**TASK INSTRUCTIONS**
Set down the full listing exactly, character for character.

**SUPPLIED INFORMATION**
════════════════════
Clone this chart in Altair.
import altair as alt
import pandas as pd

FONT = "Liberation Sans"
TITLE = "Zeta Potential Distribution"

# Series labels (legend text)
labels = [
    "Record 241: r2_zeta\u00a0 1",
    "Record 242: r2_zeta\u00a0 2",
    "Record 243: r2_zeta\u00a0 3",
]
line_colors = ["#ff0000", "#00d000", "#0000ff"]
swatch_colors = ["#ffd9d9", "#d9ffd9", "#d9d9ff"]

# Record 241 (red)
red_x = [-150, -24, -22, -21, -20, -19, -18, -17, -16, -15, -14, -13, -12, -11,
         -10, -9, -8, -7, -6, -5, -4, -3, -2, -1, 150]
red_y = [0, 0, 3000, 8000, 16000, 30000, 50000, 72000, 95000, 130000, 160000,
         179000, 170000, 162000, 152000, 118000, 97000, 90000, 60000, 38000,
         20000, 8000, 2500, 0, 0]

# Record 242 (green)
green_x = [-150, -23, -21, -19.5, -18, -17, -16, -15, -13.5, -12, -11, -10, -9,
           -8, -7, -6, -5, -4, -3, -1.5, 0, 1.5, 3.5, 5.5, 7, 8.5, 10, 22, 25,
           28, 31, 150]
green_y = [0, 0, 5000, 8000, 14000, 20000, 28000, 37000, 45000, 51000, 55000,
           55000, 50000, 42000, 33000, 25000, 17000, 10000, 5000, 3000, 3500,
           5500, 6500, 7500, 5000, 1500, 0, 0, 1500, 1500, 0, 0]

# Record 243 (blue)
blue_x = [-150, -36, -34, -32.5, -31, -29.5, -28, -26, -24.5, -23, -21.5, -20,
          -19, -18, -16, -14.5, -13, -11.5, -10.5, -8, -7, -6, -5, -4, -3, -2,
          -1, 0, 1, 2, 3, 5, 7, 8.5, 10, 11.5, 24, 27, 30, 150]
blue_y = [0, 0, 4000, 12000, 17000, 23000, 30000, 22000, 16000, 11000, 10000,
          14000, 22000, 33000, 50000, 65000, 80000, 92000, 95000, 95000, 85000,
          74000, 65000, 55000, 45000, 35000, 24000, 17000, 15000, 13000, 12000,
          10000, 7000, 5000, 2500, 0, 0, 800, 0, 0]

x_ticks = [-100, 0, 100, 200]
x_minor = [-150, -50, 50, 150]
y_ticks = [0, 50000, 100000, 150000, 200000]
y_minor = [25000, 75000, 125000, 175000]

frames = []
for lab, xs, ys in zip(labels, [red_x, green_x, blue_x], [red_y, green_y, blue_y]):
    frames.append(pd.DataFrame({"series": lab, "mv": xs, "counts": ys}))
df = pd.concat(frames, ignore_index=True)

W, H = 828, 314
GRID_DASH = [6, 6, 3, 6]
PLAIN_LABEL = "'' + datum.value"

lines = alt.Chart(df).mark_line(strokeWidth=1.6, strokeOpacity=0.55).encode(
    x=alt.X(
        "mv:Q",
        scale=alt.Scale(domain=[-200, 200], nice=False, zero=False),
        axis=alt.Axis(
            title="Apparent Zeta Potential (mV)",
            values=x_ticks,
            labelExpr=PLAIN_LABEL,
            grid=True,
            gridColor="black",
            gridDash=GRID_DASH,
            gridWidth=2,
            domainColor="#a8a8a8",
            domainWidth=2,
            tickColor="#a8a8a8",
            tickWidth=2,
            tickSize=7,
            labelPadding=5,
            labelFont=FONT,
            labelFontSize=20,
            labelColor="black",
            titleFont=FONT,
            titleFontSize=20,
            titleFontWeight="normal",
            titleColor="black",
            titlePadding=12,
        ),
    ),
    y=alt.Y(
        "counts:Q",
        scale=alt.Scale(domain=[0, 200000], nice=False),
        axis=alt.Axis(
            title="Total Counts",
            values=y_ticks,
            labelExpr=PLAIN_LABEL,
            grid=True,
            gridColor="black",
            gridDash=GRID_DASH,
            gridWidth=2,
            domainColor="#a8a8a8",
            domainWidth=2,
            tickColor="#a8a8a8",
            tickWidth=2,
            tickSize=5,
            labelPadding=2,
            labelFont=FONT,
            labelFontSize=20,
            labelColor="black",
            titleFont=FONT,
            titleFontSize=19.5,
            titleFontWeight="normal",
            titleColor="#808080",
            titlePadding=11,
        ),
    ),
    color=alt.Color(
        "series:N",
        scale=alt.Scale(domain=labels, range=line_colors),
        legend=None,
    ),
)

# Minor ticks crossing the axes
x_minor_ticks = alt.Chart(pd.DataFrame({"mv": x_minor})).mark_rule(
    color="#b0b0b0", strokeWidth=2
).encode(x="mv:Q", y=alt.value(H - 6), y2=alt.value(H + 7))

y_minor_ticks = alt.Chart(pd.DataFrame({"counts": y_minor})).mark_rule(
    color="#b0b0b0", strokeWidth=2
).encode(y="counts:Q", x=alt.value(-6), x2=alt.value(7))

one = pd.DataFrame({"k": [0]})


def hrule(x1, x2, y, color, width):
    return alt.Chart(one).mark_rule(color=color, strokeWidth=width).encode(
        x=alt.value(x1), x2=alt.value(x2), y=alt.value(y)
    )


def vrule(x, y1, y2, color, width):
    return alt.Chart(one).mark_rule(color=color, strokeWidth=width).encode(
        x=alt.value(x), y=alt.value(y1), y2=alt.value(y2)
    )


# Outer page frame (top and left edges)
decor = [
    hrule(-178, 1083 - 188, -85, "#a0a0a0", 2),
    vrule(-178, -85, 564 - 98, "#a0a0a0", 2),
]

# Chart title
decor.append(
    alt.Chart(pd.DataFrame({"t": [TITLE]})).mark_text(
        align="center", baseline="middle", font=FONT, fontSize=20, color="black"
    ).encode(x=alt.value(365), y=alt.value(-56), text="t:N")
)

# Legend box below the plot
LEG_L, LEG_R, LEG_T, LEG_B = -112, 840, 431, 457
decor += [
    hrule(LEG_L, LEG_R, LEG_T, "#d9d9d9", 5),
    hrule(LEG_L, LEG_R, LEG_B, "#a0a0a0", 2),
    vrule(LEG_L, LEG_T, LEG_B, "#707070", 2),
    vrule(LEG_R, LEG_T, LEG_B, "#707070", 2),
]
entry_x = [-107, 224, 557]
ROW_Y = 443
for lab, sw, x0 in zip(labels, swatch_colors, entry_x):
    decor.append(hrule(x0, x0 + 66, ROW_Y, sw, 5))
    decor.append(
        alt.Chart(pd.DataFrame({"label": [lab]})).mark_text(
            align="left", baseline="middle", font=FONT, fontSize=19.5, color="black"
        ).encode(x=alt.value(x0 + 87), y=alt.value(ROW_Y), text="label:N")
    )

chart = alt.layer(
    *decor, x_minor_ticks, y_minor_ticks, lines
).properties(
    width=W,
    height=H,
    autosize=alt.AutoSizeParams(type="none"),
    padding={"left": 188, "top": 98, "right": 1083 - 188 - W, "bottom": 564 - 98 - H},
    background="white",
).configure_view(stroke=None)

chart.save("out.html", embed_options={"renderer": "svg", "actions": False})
════════════════════
**ANSWER BELOW**
Clone this chart in Altair.
import altair as alt
import pandas as pd

FONT = "Liberation Sans"
TITLE = "Zeta Potential Distribution"

# Series labels (legend text)
labels = [
    "Record 241: r2_zeta\u00a0 1",
    "Record 242: r2_zeta\u00a0 2",
    "Record 243: r2_zeta\u00a0 3",
]
line_colors = ["#ff0000", "#00d000", "#0000ff"]
swatch_colors = ["#ffd9d9", "#d9ffd9", "#d9d9ff"]

# Record 241 (red)
red_x = [-150, -24, -22, -21, -20, -19, -18, -17, -16, -15, -14, -13, -12, -11,
         -10, -9, -8, -7, -6, -5, -4, -3, -2, -1, 150]
red_y = [0, 0, 3000, 8000, 16000, 30000, 50000, 72000, 95000, 130000, 160000,
         179000, 170000, 162000, 152000, 118000, 97000, 90000, 60000, 38000,
         20000, 8000, 2500, 0, 0]

# Record 242 (green)
green_x = [-150, -23, -21, -19.5, -18, -17, -16, -15, -13.5, -12, -11, -10, -9,
           -8, -7, -6, -5, -4, -3, -1.5, 0, 1.5, 3.5, 5.5, 7, 8.5, 10, 22, 25,
           28, 31, 150]
green_y = [0, 0, 5000, 8000, 14000, 20000, 28000, 37000, 45000, 51000, 55000,
           55000, 50000, 42000, 33000, 25000, 17000, 10000, 5000, 3000, 3500,
           5500, 6500, 7500, 5000, 1500, 0, 0, 1500, 1500, 0, 0]

# Record 243 (blue)
blue_x = [-150, -36, -34, -32.5, -31, -29.5, -28, -26, -24.5, -23, -21.5, -20,
          -19, -18, -16, -14.5, -13, -11.5, -10.5, -8, -7, -6, -5, -4, -3, -2,
          -1, 0, 1, 2, 3, 5, 7, 8.5, 10, 11.5, 24, 27, 30, 150]
blue_y = [0, 0, 4000, 12000, 17000, 23000, 30000, 22000, 16000, 11000, 10000,
          14000, 22000, 33000, 50000, 65000, 80000, 92000, 95000, 95000, 85000,
          74000, 65000, 55000, 45000, 35000, 24000, 17000, 15000, 13000, 12000,
          10000, 7000, 5000, 2500, 0, 0, 800, 0, 0]

x_ticks = [-100, 0, 100, 200]
x_minor = [-150, -50, 50, 150]
y_ticks = [0, 50000, 100000, 150000, 200000]
y_minor = [25000, 75000, 125000, 175000]

frames = []
for lab, xs, ys in zip(labels, [red_x, green_x, blue_x], [red_y, green_y, blue_y]):
    frames.append(pd.DataFrame({"series": lab, "mv": xs, "counts": ys}))
df = pd.concat(frames, ignore_index=True)

W, H = 828, 314
GRID_DASH = [6, 6, 3, 6]
PLAIN_LABEL = "'' + datum.value"

lines = alt.Chart(df).mark_line(strokeWidth=1.6, strokeOpacity=0.55).encode(
    x=alt.X(
        "mv:Q",
        scale=alt.Scale(domain=[-200, 200], nice=False, zero=False),
        axis=alt.Axis(
            title="Apparent Zeta Potential (mV)",
            values=x_ticks,
            labelExpr=PLAIN_LABEL,
            grid=True,
            gridColor="black",
            gridDash=GRID_DASH,
            gridWidth=2,
            domainColor="#a8a8a8",
            domainWidth=2,
            tickColor="#a8a8a8",
            tickWidth=2,
            tickSize=7,
            labelPadding=5,
            labelFont=FONT,
            labelFontSize=20,
            labelColor="black",
            titleFont=FONT,
            titleFontSize=20,
            titleFontWeight="normal",
            titleColor="black",
            titlePadding=12,
        ),
    ),
    y=alt.Y(
        "counts:Q",
        scale=alt.Scale(domain=[0, 200000], nice=False),
        axis=alt.Axis(
            title="Total Counts",
            values=y_ticks,
            labelExpr=PLAIN_LABEL,
            grid=True,
            gridColor="black",
            gridDash=GRID_DASH,
            gridWidth=2,
            domainColor="#a8a8a8",
            domainWidth=2,
            tickColor="#a8a8a8",
            tickWidth=2,
            tickSize=5,
            labelPadding=2,
            labelFont=FONT,
            labelFontSize=20,
            labelColor="black",
            titleFont=FONT,
            titleFontSize=19.5,
            titleFontWeight="normal",
            titleColor="#808080",
            titlePadding=11,
        ),
    ),
    color=alt.Color(
        "series:N",
        scale=alt.Scale(domain=labels, range=line_colors),
        legend=None,
    ),
)

# Minor ticks crossing the axes
x_minor_ticks = alt.Chart(pd.DataFrame({"mv": x_minor})).mark_rule(
    color="#b0b0b0", strokeWidth=2
).encode(x="mv:Q", y=alt.value(H - 6), y2=alt.value(H + 7))

y_minor_ticks = alt.Chart(pd.DataFrame({"counts": y_minor})).mark_rule(
    color="#b0b0b0", strokeWidth=2
).encode(y="counts:Q", x=alt.value(-6), x2=alt.value(7))

one = pd.DataFrame({"k": [0]})


def hrule(x1, x2, y, color, width):
    return alt.Chart(one).mark_rule(color=color, strokeWidth=width).encode(
        x=alt.value(x1), x2=alt.value(x2), y=alt.value(y)
    )


def vrule(x, y1, y2, color, width):
    return alt.Chart(one).mark_rule(color=color, strokeWidth=width).encode(
        x=alt.value(x), y=alt.value(y1), y2=alt.value(y2)
    )


# Outer page frame (top and left edges)
decor = [
    hrule(-178, 1083 - 188, -85, "#a0a0a0", 2),
    vrule(-178, -85, 564 - 98, "#a0a0a0", 2),
]

# Chart title
decor.append(
    alt.Chart(pd.DataFrame({"t": [TITLE]})).mark_text(
        align="center", baseline="middle", font=FONT, fontSize=20, color="black"
    ).encode(x=alt.value(365), y=alt.value(-56), text="t:N")
)

# Legend box below the plot
LEG_L, LEG_R, LEG_T, LEG_B = -112, 840, 431, 457
decor += [
    hrule(LEG_L, LEG_R, LEG_T, "#d9d9d9", 5),
    hrule(LEG_L, LEG_R, LEG_B, "#a0a0a0", 2),
    vrule(LEG_L, LEG_T, LEG_B, "#707070", 2),
    vrule(LEG_R, LEG_T, LEG_B, "#707070", 2),
]
entry_x = [-107, 224, 557]
ROW_Y = 443
for lab, sw, x0 in zip(labels, swatch_colors, entry_x):
    decor.append(hrule(x0, x0 + 66, ROW_Y, sw, 5))
    decor.append(
        alt.Chart(pd.DataFrame({"label": [lab]})).mark_text(
            align="left", baseline="middle", font=FONT, fontSize=19.5, color="black"
        ).encode(x=alt.value(x0 + 87), y=alt.value(ROW_Y), text="label:N")
    )

chart = alt.layer(
    *decor, x_minor_ticks, y_minor_ticks, lines
).properties(
    width=W,
    height=H,
    autosize=alt.AutoSizeParams(type="none"),
    padding={"left": 188, "top": 98, "right": 1083 - 188 - W, "bottom": 564 - 98 - H},
    background="white",
).configure_view(stroke=None)

chart.save("out.html", embed_options={"renderer": "svg", "actions": False})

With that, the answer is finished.